In regards to people and patterns, it has been my experience that everyone has a pattern. I found that team members usually perform their duties with their own signature – the way they converse with customers, the way they input information into systems and the way they interact with others. Just as in the example regarding operational patterns, it’s important to know and monitor people patterns. A negative “blip” on the people side may be a one time loss of call control or improper account notation. If further observations reveal no indication of repeat behavior, then consider that a “blip”. Protracted negative changes in the pattern may be an indication that the team member is experiencing stress – either occupational or personal. A conversation with this team member advising them that you’ve noticed a change in their work pattern and give them specific examples of the change. A simple conversation like this may lead to the team member advising you of issues that are impacting their job performance. Offer the appropriate assistance within company guidelines. Your team member will feel that you care about them as a person and not just an employee. During one managerial stint, I remember listening to one of the best call center employees with the company stumble through several calls as if it was her first time taking calls. Knowing that this was not her normal pattern, I advised her that I had listened to her last several calls and that she didn’t sound like herself. She advised me of some personal issues that she left home that morning without resolving. I advised her to call home and resolve the issues and come see me before resuming her duties. She took about 15 minutes to do so and appeared at my door to thank me for allowing her to take care of the unresolved issues. After resuming her duties, she was back to her normal pattern in handling her customers.

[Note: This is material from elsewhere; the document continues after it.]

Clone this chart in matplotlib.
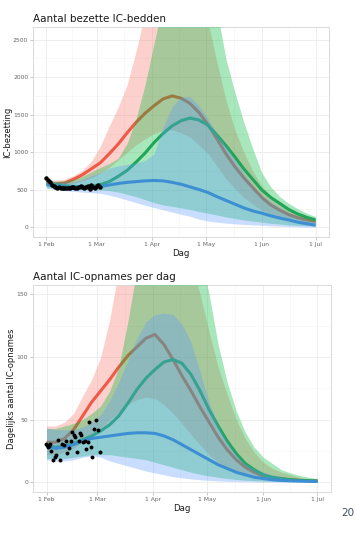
import matplotlib
matplotlib.use("Agg")
import matplotlib.pyplot as plt
import numpy as np

# days since 1 Feb, 5-day grid
DAYS = np.arange(0, 151, 5)
MONTH_DAYS = [0, 28, 59, 89, 120, 150]
MONTH_LABELS = ["1 Feb", "1 Mar", "1 Apr", "1 May", "1 Jun", "1 Jul"]

# ---- top panel: IC-bezetting
BED_RED = [600, 580, 590, 640, 700, 780, 860, 980, 1110, 1260, 1400, 1520, 1620, 1710, 1750, 1720,
           1650, 1530, 1370, 1180, 980, 810, 660, 530, 400, 300, 230, 170, 130, 100, 80]
BED_RED_LO = [560, 555, 565, 590, 620, 660, 720, 800, 900, 1000, 1100, 1180, 1250, 1290, 1300, 1260,
              1200, 1100, 980, 820, 650, 520, 400, 310, 230, 180, 140, 110, 85, 65, 50]
BED_RED_HI = [640, 630, 640, 690, 760, 880, 1080, 1350, 1600, 1900, 2350, 2850, 3300, 3700, 3950, 4000,
              3800, 3400, 2750, 2200, 1700, 1300, 1000, 750, 550, 420, 320, 230, 170, 130, 100]
BED_GREEN = [590, 570, 555, 545, 545, 550, 570, 610, 680, 760, 870, 990, 1130, 1250, 1350, 1420,
             1455, 1430, 1360, 1230, 1090, 940, 780, 640, 500, 400, 320, 240, 180, 135, 100]
BED_GREEN_LO = [530, 520, 510, 505, 505, 505, 500, 490, 470, 440, 410, 370, 330, 300, 280, 260,
                240, 210, 190, 165, 140, 120, 100, 85, 70, 55, 45, 35, 28, 22, 18]
BED_GREEN_HI = [620, 615, 620, 640, 680, 740, 800, 850, 920, 1120, 1450, 1900, 2450, 3000, 3500, 3900,
                4000, 3800, 3300, 2900, 2250, 1800, 1400, 1050, 730, 540, 410, 320, 250, 190, 145]
BED_BLUE = [570, 550, 540, 535, 535, 538, 545, 565, 585, 600, 610, 620, 625, 620, 600, 575,
            540, 505, 465, 410, 360, 310, 260, 220, 190, 155, 125, 100, 70, 50, 30]
BED_BLUE_LO = [520, 505, 490, 480, 470, 462, 455, 430, 400, 365, 330, 295, 265, 235, 205, 175,
               150, 110, 85, 70, 58, 48, 40, 34, 28, 22, 17, 13, 10, 7, 5]
BED_BLUE_HI = [620, 605, 600, 610, 640, 690, 730, 790, 820, 840, 860, 890, 980, 1330, 1600, 1740,
               1740, 1620, 1450, 1250, 1080, 900, 720, 560, 430, 340, 265, 205, 150, 110, 75]
BED_OBS_DAY = np.arange(0, 31)
BED_OBS = [655, 630, 600, 570, 545, 535, 530, 532, 528, 530, 525, 522, 528, 530, 535, 540,
           530, 520, 540, 553, 535, 522, 540, 545, 512, 560, 540, 530, 550, 560, 540]

# ---- bottom panel: dagelijkse IC-opnames
ADM_RED = [32, 32, 35, 42, 53, 64, 73, 82, 92, 101, 108, 115, 118, 110, 98, 85,
           73, 60, 48, 36, 26, 18, 12, 8, 5, 3.5, 2.5, 2, 1.5, 1.2, 1]
ADM_RED_LO = [22, 22, 24, 27, 32, 37, 43, 50, 56, 62, 66, 68, 67, 62, 55, 47,
              38, 30, 22, 16, 11, 8, 5, 3.5, 2.5, 1.8, 1.3, 1, 0.8, 0.6, 0.5]
ADM_RED_HI = [45, 45, 48, 55, 69, 82, 100, 130, 170, 200, 225, 240, 245, 240, 225, 200,
              175, 150, 120, 92, 70, 50, 35, 24, 16, 11, 8, 6, 4, 3, 2]
ADM_GREEN = [29, 28, 29, 31, 34, 37, 41, 46, 53, 63, 74, 83, 90, 96, 98, 95,
             86, 73, 58, 45, 33, 23, 15, 10, 6, 4, 3, 2, 1.5, 1.2, 1]
ADM_GREEN_LO = [19, 19, 19, 20, 21, 22, 22, 22, 21, 20, 19, 18, 16, 14, 12, 10,
                8, 6.5, 5, 4, 3, 2.3, 1.7, 1.3, 1, 0.8, 0.6, 0.5, 0.4, 0.3, 0.3]
ADM_GREEN_HI = [43, 43, 45, 47, 50, 55, 61, 73, 92, 128, 170, 210, 240, 260, 265, 250,
                220, 185, 150, 110, 80, 57, 40, 28, 20, 15, 10, 7.5, 5.5, 4, 3]
ADM_BLUE = [29, 27, 28, 30, 33, 35, 36, 37, 38, 39, 39.5, 39.5, 39, 37, 34, 30,
            26, 22, 18, 14, 11, 8, 6, 4, 3, 2, 1.5, 1.2, 1, 0.8, 0.7]
ADM_BLUE_LO = [18, 17, 17, 18, 20, 21, 20, 17, 15, 13, 11, 9, 7.5, 6, 4.5, 3.5,
               2.7, 2, 1.5, 1.1, 0.8, 0.6, 0.5, 0.4, 0.3, 0.2, 0.2, 0.1, 0.1, 0.1, 0.1]
ADM_BLUE_HI = [43, 42, 42, 42, 44, 48, 54, 65, 80, 97, 115, 128, 134, 135, 134, 126,
               112, 88, 64, 45, 32, 22, 15, 11, 8, 6, 4.5, 3, 2.5, 2, 1.5]
ADM_OBS_DAY = [-0.5, 0.4, 1.2, 1.8, 0.9, 2.7, 3.7, 4.6, 5.5, 6.6, 7.5, 8.6, 9.6, 10.5, 11.6, 12.5,
               13.6, 14.3, 15.1, 15.8, 16.6, 17.7, 18.4, 19.3, 20.4, 21.4, 22.1, 22.7, 23.6, 24.5,
               25.4, 26.5, 27.6, 28.7, 29.8]
ADM_OBS = [30.5, 29.7, 28.6, 30.3, 27.8, 25.2, 18.0, 20.4, 21.7, 33.4, 18.0, 30.3, 29.7, 33.1, 23.3, 27.0,
           33.1, 40.3, 37.9, 35.8, 24.1, 33.1, 39.3, 37.6, 31.8, 33.1, 26.5, 32.4, 48.3, 28.4,
           19.9, 42.5, 49.9, 41.7, 23.9]

C = {"red": ("#F8766D", "#EE5A45"), "green": ("#00BA38", "#1FA65A"),
     "blue": ("#619CFF", "#3D8FD3")}


def panel(ax, series, obs_day, obs, ymax, yticks, title, ylabel, obs_line, label_x):
    # each ribbon covers the lines of the scenarios drawn before it
    for i, (key, (lo, mid, hi)) in enumerate(series):
        fill, line = C[key]
        ax.fill_between(DAYS, lo, hi, color=fill, alpha=0.34, lw=0, zorder=2 + 2 * i)
        ax.plot(DAYS, mid, color=line, lw=2.2, solid_capstyle="butt", zorder=3 + 2 * i)
    if obs_line:
        ax.plot(obs_day, obs, color="k", lw=1.6, marker="o", ms=2.2, zorder=10)
    else:
        ax.scatter(obs_day, obs, s=8, color="k", zorder=10, lw=0)
    pad = 0.05 * ymax
    ax.set_ylim(-pad, ymax + pad)
    ax.set_xlim(-7.5, 157.5)
    ax.set_yticks(yticks)
    ax.set_yticks([(a + b) / 2 for a, b in zip(yticks[:-1], yticks[1:])], minor=True)
    ax.set_xticks(MONTH_DAYS, MONTH_LABELS)
    ax.set_xticks([(a + b) / 2 for a, b in zip(MONTH_DAYS[:-1], MONTH_DAYS[1:])], minor=True)
    ax.grid(which="major", color="#EBEBEB", lw=0.6, zorder=0)
    ax.grid(which="minor", color="#F3F3F3", lw=0.4, zorder=0)
    ax.set_axisbelow(True)
    for s in ax.spines.values():
        s.set_color("#D5D5D5")
        s.set_linewidth(0.6)
    ax.tick_params(which="major", length=2, width=0.5, color="#B3B3B3",
                   labelsize=4.3, labelcolor="#666666", pad=1.5)
    ax.tick_params(which="minor", length=0)
    ax.set_title(title, loc="left", fontsize=7.5, color="#1A1A1A", pad=3.5)
    ax.set_xlabel("Dag", fontsize=6.2, color="#1A1A1A", labelpad=1.5)
    ax.set_ylabel(ylabel, fontsize=6, color="#1A1A1A")
    ax.yaxis.set_label_coords(label_x, 0.5)


fig = plt.figure(figsize=(3.61, 5.38), dpi=100)
ax1 = fig.add_axes([0.0914, 0.5595, 0.820, 0.3903])
ax2 = fig.add_axes([0.0914, 0.0861, 0.8255, 0.3842])

panel(ax1, [("red", (BED_RED_LO, BED_RED, BED_RED_HI)),
            ("green", (BED_GREEN_LO, BED_GREEN, BED_GREEN_HI)),
            ("blue", (BED_BLUE_LO, BED_BLUE, BED_BLUE_HI))],
      BED_OBS_DAY, BED_OBS, 2540, [0, 500, 1000, 1500, 2000, 2500],
      "Aantal bezette IC-bedden", "IC-bezetting", True, -0.072)
panel(ax2, [("red", (ADM_RED_LO, ADM_RED, ADM_RED_HI)),
            ("green", (ADM_GREEN_LO, ADM_GREEN, ADM_GREEN_HI)),
            ("blue", (ADM_BLUE_LO, ADM_BLUE, ADM_BLUE_HI))],
      ADM_OBS_DAY, ADM_OBS, 150, [0, 50, 100, 150],
      "Aantal IC-opnames per dag", "Dagelijks aantal IC-opnames", False, -0.058)

fig.text(0.963, 0.046, "20", fontsize=7.5, color="#3E5068", ha="center", va="center")

fig.savefig("out.png", dpi=100)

Remain objective. This tip is critical when giving feedback to your team members. Performance evaluations and coaching sessions should be based upon objective information. Provide data and examples on which the evaluation is based. Subjectivity will only lead to trouble. Team members should know that their performance rating is based upon their written performance standards which were created from the job description. Provide performance feedback on a regular basis as your team members look for consistency in this area.

Give respect to get respect. I think it’s every manager’s wish that they be respected as the person in charge. It’s been my experience that the best way to get respect is to give respect. Respect your team members as people first. Respect what they do by spending time performing their duties. Whatever it is that they do – take calls, service customers face to face, handle customers as a field service rep – you do it with them to get a real world view of what is required to actually do the job. Ask for their opinions by using these four words – “What do you think?” Listen to their opinions regarding operational issues. Be an advocate for your team. Remove obstacles that hinders their success. Team members will respect the position when they feel that the person in that position respects them.

It takes courage to be a manager. Balance the operational side and the people side for a better long term result. I always found that it’s better to manage through persuasion (here’s where we’re headed) vs commandment (you’re going whether you like it or not). The best compliment for me when one of my team members was asked “What do you like most about having Errol as a manager?” was their answer “He cares about us as people and he’s fair.”